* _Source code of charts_

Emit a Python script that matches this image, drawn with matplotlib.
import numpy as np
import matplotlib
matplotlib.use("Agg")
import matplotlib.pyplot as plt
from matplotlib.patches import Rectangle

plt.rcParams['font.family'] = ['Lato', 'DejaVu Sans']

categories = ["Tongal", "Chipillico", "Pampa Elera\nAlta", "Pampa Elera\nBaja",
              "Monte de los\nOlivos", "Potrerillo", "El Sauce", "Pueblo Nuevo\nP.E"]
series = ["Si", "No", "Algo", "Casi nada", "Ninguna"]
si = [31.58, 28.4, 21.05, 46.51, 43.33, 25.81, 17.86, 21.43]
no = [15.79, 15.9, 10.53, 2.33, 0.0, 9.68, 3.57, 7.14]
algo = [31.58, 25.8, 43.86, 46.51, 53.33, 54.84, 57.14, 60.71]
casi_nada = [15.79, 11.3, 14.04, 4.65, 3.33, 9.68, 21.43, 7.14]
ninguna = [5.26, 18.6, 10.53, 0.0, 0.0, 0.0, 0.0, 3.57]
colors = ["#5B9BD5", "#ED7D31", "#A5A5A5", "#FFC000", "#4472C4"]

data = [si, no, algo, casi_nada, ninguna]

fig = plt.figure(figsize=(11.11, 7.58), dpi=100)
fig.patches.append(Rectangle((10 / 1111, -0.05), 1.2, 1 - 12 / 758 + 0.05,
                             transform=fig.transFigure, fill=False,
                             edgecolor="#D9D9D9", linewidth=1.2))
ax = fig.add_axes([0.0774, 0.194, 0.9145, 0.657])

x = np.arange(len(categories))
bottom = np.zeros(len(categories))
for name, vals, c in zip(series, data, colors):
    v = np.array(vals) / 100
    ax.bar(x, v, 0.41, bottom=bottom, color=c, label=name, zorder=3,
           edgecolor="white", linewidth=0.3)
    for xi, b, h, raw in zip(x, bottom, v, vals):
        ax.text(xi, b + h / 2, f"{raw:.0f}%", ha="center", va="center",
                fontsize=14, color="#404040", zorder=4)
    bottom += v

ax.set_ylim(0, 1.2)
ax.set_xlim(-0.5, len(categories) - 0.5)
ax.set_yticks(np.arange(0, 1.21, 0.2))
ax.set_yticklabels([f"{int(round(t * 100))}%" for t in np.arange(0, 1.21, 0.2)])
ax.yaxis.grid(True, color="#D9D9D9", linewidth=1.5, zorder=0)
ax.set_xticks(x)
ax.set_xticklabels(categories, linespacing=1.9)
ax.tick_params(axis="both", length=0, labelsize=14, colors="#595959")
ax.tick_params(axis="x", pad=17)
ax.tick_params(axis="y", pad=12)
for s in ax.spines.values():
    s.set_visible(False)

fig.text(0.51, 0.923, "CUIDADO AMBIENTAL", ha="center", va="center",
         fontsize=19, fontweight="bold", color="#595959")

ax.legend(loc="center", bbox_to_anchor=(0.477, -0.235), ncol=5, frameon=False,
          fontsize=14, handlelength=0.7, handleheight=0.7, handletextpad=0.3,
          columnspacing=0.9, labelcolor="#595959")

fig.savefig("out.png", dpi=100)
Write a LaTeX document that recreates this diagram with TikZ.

* _Instructions for the task_
Search the data for the string "that" and copy each line where it appears.

* _Full response_
Emit a Python script that matches this image, drawn with matplotlib.
Write a LaTeX document that recreates this diagram with TikZ.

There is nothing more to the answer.